* **EXERCISE DESCRIPTION**: Reproduce the material that follows, please, but only from its first line to the line containing "import matplotlib.transforms as mtransforms", inclusive.

--- begin DATA SHOWN ---

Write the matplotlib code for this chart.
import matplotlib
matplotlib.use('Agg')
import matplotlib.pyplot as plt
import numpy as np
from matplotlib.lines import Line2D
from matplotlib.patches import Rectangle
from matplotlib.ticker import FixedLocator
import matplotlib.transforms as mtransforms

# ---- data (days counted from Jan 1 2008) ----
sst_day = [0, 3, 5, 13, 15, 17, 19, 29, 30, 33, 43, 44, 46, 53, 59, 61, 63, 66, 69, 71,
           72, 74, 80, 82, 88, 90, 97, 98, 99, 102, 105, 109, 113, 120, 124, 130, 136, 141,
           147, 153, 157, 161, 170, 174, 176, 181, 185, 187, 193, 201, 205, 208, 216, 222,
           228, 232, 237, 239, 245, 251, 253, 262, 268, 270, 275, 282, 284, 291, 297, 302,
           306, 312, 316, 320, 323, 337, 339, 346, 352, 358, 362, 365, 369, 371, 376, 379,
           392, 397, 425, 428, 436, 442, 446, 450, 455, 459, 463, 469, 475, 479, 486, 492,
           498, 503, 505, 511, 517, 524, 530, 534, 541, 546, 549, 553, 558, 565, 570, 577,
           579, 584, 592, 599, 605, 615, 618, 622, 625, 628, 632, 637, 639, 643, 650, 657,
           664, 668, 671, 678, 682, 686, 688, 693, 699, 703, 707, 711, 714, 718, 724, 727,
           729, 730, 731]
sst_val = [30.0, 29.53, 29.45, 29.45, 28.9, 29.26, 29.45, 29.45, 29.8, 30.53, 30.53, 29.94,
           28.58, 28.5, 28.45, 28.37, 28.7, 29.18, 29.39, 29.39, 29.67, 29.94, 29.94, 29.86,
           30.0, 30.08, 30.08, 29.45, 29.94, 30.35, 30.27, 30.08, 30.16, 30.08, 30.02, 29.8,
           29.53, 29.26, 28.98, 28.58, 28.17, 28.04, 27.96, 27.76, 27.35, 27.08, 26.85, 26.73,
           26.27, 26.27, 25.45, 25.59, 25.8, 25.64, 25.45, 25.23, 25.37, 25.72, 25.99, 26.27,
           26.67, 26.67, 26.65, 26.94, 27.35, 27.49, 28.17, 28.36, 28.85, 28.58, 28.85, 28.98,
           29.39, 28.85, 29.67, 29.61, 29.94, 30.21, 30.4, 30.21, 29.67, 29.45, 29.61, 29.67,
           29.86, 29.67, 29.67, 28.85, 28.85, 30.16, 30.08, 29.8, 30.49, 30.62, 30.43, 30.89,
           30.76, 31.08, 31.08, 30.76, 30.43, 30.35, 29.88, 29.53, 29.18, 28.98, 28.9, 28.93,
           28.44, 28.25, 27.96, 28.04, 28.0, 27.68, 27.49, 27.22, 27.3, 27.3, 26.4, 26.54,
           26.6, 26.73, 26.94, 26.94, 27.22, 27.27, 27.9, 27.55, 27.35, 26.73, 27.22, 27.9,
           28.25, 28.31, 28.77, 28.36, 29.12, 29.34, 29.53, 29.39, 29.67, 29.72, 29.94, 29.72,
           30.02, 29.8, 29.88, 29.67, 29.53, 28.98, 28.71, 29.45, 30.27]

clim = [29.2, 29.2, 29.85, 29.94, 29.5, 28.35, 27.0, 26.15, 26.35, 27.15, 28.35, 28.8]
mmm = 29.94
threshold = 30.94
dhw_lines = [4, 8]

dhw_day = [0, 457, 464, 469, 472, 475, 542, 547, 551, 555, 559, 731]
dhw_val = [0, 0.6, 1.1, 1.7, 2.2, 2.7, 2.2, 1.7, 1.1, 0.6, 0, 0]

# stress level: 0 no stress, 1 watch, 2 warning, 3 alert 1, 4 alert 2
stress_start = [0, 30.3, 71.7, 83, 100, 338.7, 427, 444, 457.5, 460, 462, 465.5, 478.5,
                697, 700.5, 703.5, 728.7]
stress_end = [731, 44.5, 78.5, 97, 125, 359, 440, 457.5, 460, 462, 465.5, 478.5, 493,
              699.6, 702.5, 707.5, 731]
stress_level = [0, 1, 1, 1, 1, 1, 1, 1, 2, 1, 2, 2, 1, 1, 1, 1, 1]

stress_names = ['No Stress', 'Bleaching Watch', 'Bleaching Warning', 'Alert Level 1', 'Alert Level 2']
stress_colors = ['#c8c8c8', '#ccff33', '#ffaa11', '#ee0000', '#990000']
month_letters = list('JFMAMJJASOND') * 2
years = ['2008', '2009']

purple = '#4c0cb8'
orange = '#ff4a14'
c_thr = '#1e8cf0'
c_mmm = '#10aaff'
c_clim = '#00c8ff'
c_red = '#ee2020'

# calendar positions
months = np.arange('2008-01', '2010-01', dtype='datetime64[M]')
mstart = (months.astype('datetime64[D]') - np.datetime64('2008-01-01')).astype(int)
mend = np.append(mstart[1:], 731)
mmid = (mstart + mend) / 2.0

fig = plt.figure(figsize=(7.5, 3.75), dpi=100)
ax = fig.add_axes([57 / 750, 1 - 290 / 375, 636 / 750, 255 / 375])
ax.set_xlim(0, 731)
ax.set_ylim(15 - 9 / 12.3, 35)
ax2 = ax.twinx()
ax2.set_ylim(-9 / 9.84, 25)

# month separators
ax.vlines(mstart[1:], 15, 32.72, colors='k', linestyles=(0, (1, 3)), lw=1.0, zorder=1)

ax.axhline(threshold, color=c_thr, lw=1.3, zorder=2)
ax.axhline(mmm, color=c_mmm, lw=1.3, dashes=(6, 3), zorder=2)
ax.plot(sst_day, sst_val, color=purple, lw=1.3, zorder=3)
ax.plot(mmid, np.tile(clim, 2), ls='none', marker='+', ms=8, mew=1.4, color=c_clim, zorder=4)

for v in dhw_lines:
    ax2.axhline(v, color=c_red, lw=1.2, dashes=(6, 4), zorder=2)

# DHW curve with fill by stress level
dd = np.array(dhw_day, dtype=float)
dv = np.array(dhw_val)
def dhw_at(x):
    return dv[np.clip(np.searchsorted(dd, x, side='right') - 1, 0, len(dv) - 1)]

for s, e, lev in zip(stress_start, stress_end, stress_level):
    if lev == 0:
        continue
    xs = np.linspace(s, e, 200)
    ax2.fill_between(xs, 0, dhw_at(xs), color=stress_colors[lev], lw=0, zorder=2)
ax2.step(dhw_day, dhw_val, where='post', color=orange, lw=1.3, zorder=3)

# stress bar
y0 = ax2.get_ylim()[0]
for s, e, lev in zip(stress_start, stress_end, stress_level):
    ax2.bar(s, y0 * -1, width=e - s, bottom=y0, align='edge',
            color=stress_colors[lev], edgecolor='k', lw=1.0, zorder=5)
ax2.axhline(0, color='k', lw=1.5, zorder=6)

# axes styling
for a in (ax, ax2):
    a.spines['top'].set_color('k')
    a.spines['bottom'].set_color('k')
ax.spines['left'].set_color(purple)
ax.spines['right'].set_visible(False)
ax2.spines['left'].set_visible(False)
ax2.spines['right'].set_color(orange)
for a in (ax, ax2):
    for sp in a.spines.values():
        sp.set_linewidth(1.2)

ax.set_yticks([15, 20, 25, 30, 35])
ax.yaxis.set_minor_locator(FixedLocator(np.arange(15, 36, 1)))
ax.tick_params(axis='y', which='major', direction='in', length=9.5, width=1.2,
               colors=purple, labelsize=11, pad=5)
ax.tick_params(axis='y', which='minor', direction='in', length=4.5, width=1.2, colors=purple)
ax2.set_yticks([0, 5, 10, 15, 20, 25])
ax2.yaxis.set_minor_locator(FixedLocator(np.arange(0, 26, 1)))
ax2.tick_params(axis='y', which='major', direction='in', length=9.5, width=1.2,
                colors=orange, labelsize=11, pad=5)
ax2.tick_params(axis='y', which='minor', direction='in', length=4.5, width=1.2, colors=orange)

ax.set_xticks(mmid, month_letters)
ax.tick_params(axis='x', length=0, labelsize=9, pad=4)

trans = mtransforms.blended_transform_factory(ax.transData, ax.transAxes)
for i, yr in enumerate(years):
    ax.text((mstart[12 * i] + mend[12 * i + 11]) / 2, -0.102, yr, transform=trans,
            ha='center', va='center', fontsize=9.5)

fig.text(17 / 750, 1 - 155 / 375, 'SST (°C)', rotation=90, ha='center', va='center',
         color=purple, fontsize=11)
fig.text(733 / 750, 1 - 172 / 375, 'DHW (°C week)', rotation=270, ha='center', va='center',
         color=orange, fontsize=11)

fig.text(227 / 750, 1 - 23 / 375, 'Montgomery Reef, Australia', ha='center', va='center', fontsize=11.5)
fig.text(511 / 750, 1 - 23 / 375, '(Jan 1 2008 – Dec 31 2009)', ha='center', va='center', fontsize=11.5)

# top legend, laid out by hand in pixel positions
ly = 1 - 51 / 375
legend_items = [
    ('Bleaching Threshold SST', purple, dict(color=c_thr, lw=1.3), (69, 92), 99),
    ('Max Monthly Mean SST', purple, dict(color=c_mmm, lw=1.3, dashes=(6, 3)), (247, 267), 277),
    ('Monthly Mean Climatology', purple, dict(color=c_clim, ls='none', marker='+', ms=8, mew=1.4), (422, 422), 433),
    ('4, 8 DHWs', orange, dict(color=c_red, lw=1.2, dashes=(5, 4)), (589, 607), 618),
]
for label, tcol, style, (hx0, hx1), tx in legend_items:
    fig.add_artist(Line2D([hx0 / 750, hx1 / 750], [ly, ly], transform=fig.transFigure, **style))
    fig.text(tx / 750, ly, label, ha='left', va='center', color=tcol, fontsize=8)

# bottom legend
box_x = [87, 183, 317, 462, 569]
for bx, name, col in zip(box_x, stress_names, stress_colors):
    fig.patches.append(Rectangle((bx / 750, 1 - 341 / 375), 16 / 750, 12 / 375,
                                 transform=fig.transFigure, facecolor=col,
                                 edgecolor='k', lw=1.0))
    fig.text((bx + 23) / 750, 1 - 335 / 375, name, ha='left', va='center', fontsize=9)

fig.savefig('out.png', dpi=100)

--- end DATA SHOWN ---

* **EXERCISE SOLUTION**:
Write the matplotlib code for this chart.
import matplotlib
matplotlib.use('Agg')
import matplotlib.pyplot as plt
import numpy as np
from matplotlib.lines import Line2D
from matplotlib.patches import Rectangle
from matplotlib.ticker import FixedLocator
import matplotlib.transforms as mtransforms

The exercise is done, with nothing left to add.